Zoonoses and zoonotic diseases


If you work with animals you may have heard the term ‘zoonosis’. This article aims to explain what this word means and what some common zoonoses are.

What is a Zoonosi?

A zoonosis (plural zoonoses or zoonotic disease) is a disease caused by an infectious agent such as a bacterium, virus, fungi or parasite that can be transmitted from animals to humans.  

Why do Zoonotic diseases matter?

Zoonses account for 60% of existing human infectious disease and at least 75% of emerging infectious diseases of humans (OIE statistics).

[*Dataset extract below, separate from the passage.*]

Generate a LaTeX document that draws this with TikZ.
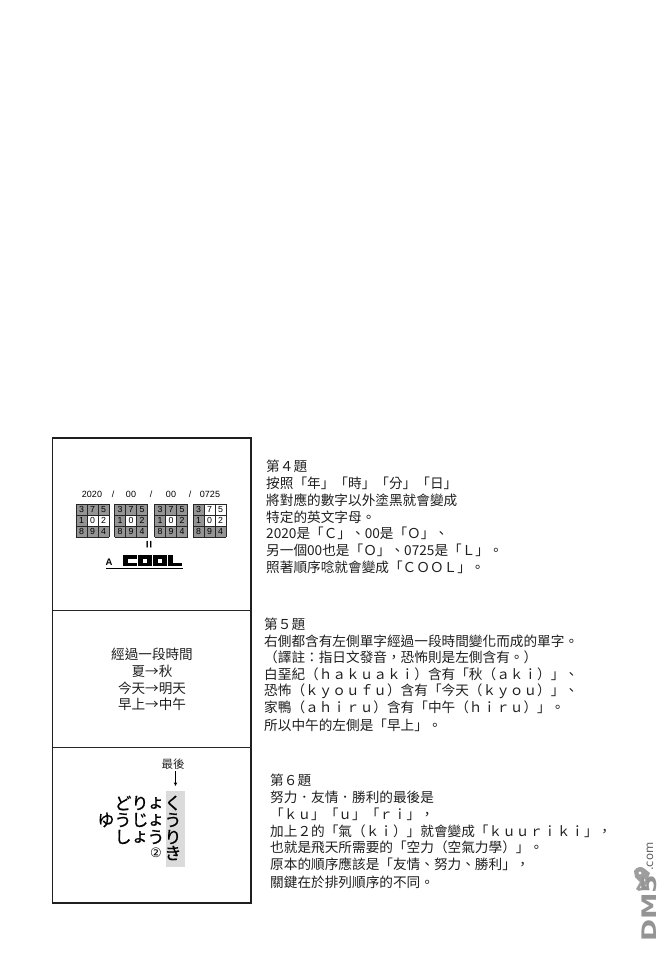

Infected animals may not show the severity of illness as infected humans do but disease in food producing animals can cause major losses in production. Zoonotic disease can have serious long term health complications in humans so it is important to take precautions to minimise the risk of contracting one of these diseases. People that live and work around livestock and wildlife are at greater risk of contracting a zoonotic disease.

What are some common Zoonoses and who gets them?

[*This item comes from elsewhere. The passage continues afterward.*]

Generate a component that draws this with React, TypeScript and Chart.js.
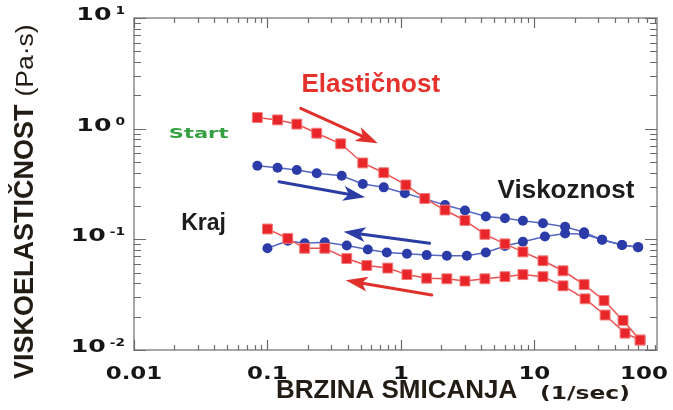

One of the most well-known zoonotic diseases in the world is Rabies. The Rabies virus is often spread to humans from the bite of an infected animal, where infected saliva comes in contact with broken skin. Luckily, Australia does not have Rabies.

There are numerous zoonoses in the world, but the best way to work out which ones are most relevant to your area is to visit your state or territory agricultural or government health website or contact your general practitioner or veterinarian.

Some of the common zoonotic diseases in Australia include:

Q Fever - This disease is caused by the bacteria Coxiella Burnetii. Cows. Sheep and goats are common transmitters to humans, where it can be found in high levels in infected animals’ urine, faeces, placentas and other birthing fluids. It most commonly affects abattoir workers, veterinarians, veterinary nurses and livestock workers who may be exposed to these infected tissues.

Less commonly dogs and cats and wildlife may be sources of Coxiella Burnetii. It is recommended that abattoir workers, veterunarians, veterinary nurses, livestock workers, dog and cat breeders and wildlife carers be vaccinated against Q Fever.

Leptospirosis - In Australia, Leptospirosis is caused by the bacteria Leptospira. Although it can infect many domestic and wild animal species, Leptospira is most commonly transmitted to people through the infected urine of cows, sheep and goats. Infected urine can in turn contaminate soil and water sources.

Not only can this be a hazard for farmers and abattoir workers, but the disease can also be transmitted to people swimming, camping or in close contact with contaminated water sources.

Ringworm - Despite its name Ringworm is not actually a worm at all. It is a fungal skin infection also known as dermatophytosis and is transmitted through direct contact with an infected animal.

Cats, dogs, rabbits, cows, sheep and many more domestic and wild animals may be affected. It more commonly affects young people and animals or those with a compromised immune system. 

Other zoonotic diseases include:

  • Hendra virus
  • Psittacosis
  • Salmonella
  • Australian Bat Lyssavirus
  • Brucellosis
  • Avian Influenza
  • Anthrax
  • Emerging coronaviruses e.g. SARS, MERS, COVID-19

Most zoonoses come from livestock including pigs, chickens, cattle, goats, sheep and camels.

Veterinarians play an important role in helping to prevent zoonotic diseases by keeping animals healthy and vaccinating them for hendra, brucellosis, avian influenza, anthrax and leptospirosis.